S’étant brièvement entretenu avec elle, il rentra dans sa cellule. En larmes, Babouchka, terrassée par cette situation inattendue, se traîna jusqu’à l’hôtellerie des pèlerins. Et à ce moment, le Père Héliodore passa à côté d’elle. Ayant remarqué son état éploré, il ne pouvait ne pas s’arrêter. Il s’approcha d’elle et demanda pourquoi elle pleurait. Babouchka lui raconta tout. Abba parti alors chercher le Père Gabriel dans sa cellule et lui dit assez sévèrement :
– Gabriel ! Tu es malade ou quoi ? Ta mère est venue te voir et tu lui jette ces choses à la tête sans plus de précaution !
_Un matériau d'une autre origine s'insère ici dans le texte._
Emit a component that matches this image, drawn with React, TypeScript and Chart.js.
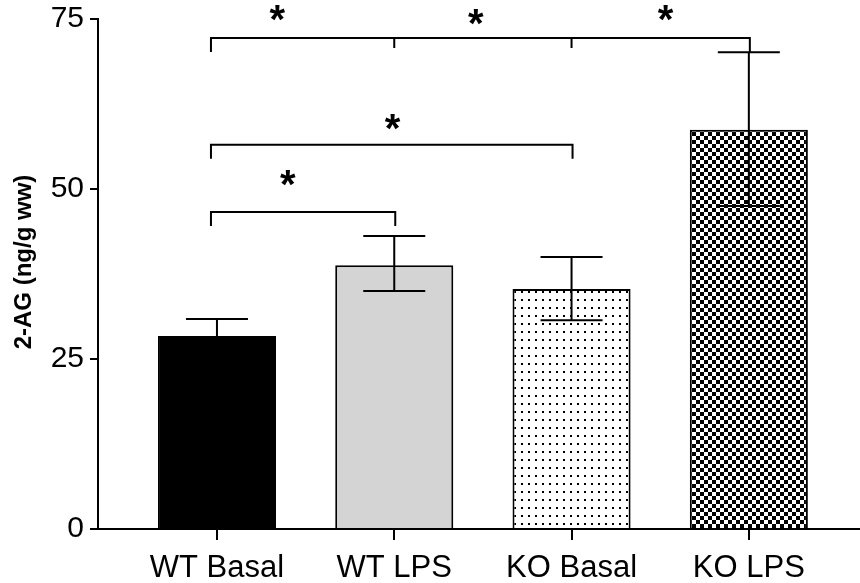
import React, { useEffect, useRef } from "react";
import { Chart, registerables } from "chart.js";

Chart.register(...registerables);

// ---- data ----
const categories = ["WT Basal", "WT LPS", "KO Basal", "KO LPS"];
const means = [28.4, 38.8, 35.3, 58.7];
const errUpper = [30.9, 43.1, 40.0, 70.1];
const errLower = [25.9, 35.0, 30.7, 47.5];
const yTicks = [0, 25, 50, 75];
const yTitle = "2-AG (ng/g ww)";

// significance brackets (category index from/to, height in data units)
const bracketFrom = [0, 0, 0];
const bracketTo = [3, 2, 1];
const bracketY = [72.2, 56.5, 46.6];
const bracketInnerTicks = [[1, 2], [], []];
// stars (x in category units, y in data units)
const starLabel = ["*", "*", "*", "*", "*"];
const starX = [0.34, 1.46, 2.53, 0.99, 0.4];
const starY = [75.9, 75.3, 75.9, 59.9, 51.6];

const FONT = "'Liberation Sans', Arial, Helvetica, sans-serif";

function makeDots(): CanvasPattern | string {
  const c = document.createElement("canvas");
  c.width = 7;
  c.height = 8;
  const g = c.getContext("2d")!;
  g.fillStyle = "#ffffff";
  g.fillRect(0, 0, 7, 8);
  g.fillStyle = "#000000";
  g.fillRect(3, 3, 2, 2);
  const ctx = document.createElement("canvas").getContext("2d")!;
  return ctx.createPattern(c, "repeat") || "#fff";
}

function makeChecker(): CanvasPattern | string {
  const c = document.createElement("canvas");
  c.width = 8;
  c.height = 8;
  const g = c.getContext("2d")!;
  g.fillStyle = "#ffffff";
  g.fillRect(0, 0, 8, 8);
  g.fillStyle = "#000000";
  g.fillRect(0, 0, 4, 4);
  g.fillRect(4, 4, 4, 4);
  const ctx = document.createElement("canvas").getContext("2d")!;
  return ctx.createPattern(c, "repeat") || "#000";
}

const overlayPlugin = {
  id: "overlay",
  afterDatasetsDraw(chart: any) {
    const ctx = chart.ctx as CanvasRenderingContext2D;
    const xs = chart.scales.x;
    const ys = chart.scales.y;
    ctx.save();
    ctx.strokeStyle = "#000";
    ctx.lineWidth = 2;
    ctx.lineCap = "butt";
    // error bars
    for (let i = 0; i < means.length; i++) {
      const x = xs.getPixelForValue(i);
      const yt = ys.getPixelForValue(errUpper[i]);
      const yb = ys.getPixelForValue(errLower[i]);
      const cap = 31;
      ctx.beginPath();
      ctx.moveTo(x, yt);
      ctx.lineTo(x, yb);
      ctx.moveTo(x - cap, yt);
      ctx.lineTo(x + cap, yt);
      ctx.moveTo(x - cap, yb);
      ctx.lineTo(x + cap, yb);
      ctx.stroke();
    }
    // brackets
    for (let b = 0; b < bracketFrom.length; b++) {
      const x1 = xs.getPixelForValue(bracketFrom[b]) - 6;
      const x2 = xs.getPixelForValue(bracketTo[b]) + 1;
      const y = ys.getPixelForValue(bracketY[b]);
      const drop = 14;
      ctx.beginPath();
      ctx.moveTo(x1, y + drop);
      ctx.lineTo(x1, y);
      ctx.lineTo(x2, y);
      ctx.lineTo(x2, y + drop);
      for (const t of bracketInnerTicks[b]) {
        const xt = xs.getPixelForValue(t);
        ctx.moveTo(xt, y);
        ctx.lineTo(xt, y + 10);
      }
      ctx.stroke();
    }
    // stars
    ctx.fillStyle = "#000";
    ctx.font = `bold 40px ${FONT}`;
    ctx.textAlign = "center";
    ctx.textBaseline = "alphabetic";
    for (let s = 0; s < starX.length; s++) {
      const m = ctx.measureText(starLabel[s]);
      const asc = m.actualBoundingBoxAscent;
      const desc = m.actualBoundingBoxDescent;
      const cx = xs.getPixelForValue(starX[s]);
      const cy = ys.getPixelForValue(starY[s]);
      ctx.fillText(starLabel[s], cx, cy + (asc - desc) / 2);
    }
    // y title
    ctx.font = `bold 24px ${FONT}`;
    ctx.textBaseline = "middle";
    ctx.translate(24, 262);
    ctx.rotate(-Math.PI / 2);
    ctx.fillText(yTitle, 0, 0);
    ctx.restore();
  },
};

export default function App() {
  const ref = useRef<HTMLCanvasElement | null>(null);
  useEffect(() => {
    if (!ref.current) return;
    const fills = ["#000000", "#d4d4d4", makeDots(), makeChecker()];
    const chart = new Chart(ref.current, {
      type: "bar",
      data: {
        datasets: [
          {
            data: means.map((v, i) => ({ x: i, y: v })) as any,
            backgroundColor: fills as any,
            borderColor: "#000",
            borderWidth: 2,
            barPercentage: 0.666,
            categoryPercentage: 1,
          },
        ],
      },
      options: {
        responsive: false,
        animation: false,
        layout: { padding: { top: 19, right: 0, left: 0, bottom: 0 } },
        plugins: { legend: { display: false }, tooltip: { enabled: false } },
        scales: {
          x: {
            type: "linear",
            min: -0.671,
            max: 3.627,
            offset: false,
            bounds: "data",
            afterBuildTicks: (scale: any) => {
              scale.ticks = categories.map((_, i) => ({ value: i }));
            },
            afterFit: (scale: any) => {
              scale.height = 54;
              scale.paddingLeft = 0;
              scale.paddingRight = 0;
            },
            ticks: {
              callback: (v: any) => categories[Math.round(Number(v))] ?? "",
              color: "#000",
              font: { family: FONT, size: 31 },
              padding: 10,
              maxRotation: 0,
              autoSkip: false,
            },
            grid: {
              display: true,
              offset: false,
              drawOnChartArea: false,
              drawTicks: true,
              tickLength: 11,
              color: "#000",
              lineWidth: 2,
            },
            border: { display: true, color: "#000", width: 2 },
          },
          y: {
            min: 0,
            max: 75,
            afterBuildTicks: (scale: any) => {
              scale.ticks = yTicks.map((v) => ({ value: v }));
            },
            afterFit: (scale: any) => {
              scale.width = 98;
              scale.paddingTop = 0;
              scale.paddingBottom = 0;
            },
            ticks: {
              color: "#000",
              font: { family: FONT, size: 30 },
              padding: 6,
            },
            grid: {
              display: true,
              drawOnChartArea: false,
              drawTicks: true,
              tickLength: 8,
              color: "#000",
              lineWidth: 2,
            },
            border: { display: true, color: "#000", width: 2 },
          },
        },
      },
      plugins: [overlayPlugin],
    });
    return () => chart.destroy();
  }, []);
  return (
    <div style={{ position: "fixed", left: 0, top: 0, width: 860, height: 583, background: "#fff" }}>
      <canvas ref={ref} width={860} height={583} style={{ display: "block" }} />
    </div>
  );
}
Le jeune moine se troubla et essaya de se justifier :
– Ben quoi, tout ce que j’ai dit était juste. Le moine a renoncé au monde, et donc aussi aux liens de parenté…
– Aaah c’est ainsi ?! Alors écoute-moi attentivement ! A partir de maintenant, elle n’est plus ta mère mais la mienne! Tu as bien compris?!

Père Héliodore et la moniale Mariam

Et Abba Héliodore consola ma babouchka, veilla à ce qu’elle soit installée à l’aise, lui raconta tout et lui montra tout à Optino. Et à partir de ce moment-là, il l’a toujours appelée Maman Vera. Ainsi, la grand-mère est partie apaisée et même en partie instruite des choses de l’église grâce au Père Héliodore.
Par la suite, après que toute notre famille fut devenue coutumière de la vie en Église et déménagea à Kozelsk, babouchka reçut elle aussi la tonsure monastique. Le Starets Élie (Nozdrine) la tonsura à Chamordino et lui donna le nom de Mariam, en l’honneur de la Très Sainte Mère de Dieu. Ainsi, la fête onomastique de babouchka tombait le jour de l’Annonciation, et le lendemain, on fête la synaxe de l’Archange Gabriel, nom reçu par son fils.
La moniale Mariam s’est endormie en Dieu à l’âge de 85 ans au Monastère de Chamordino.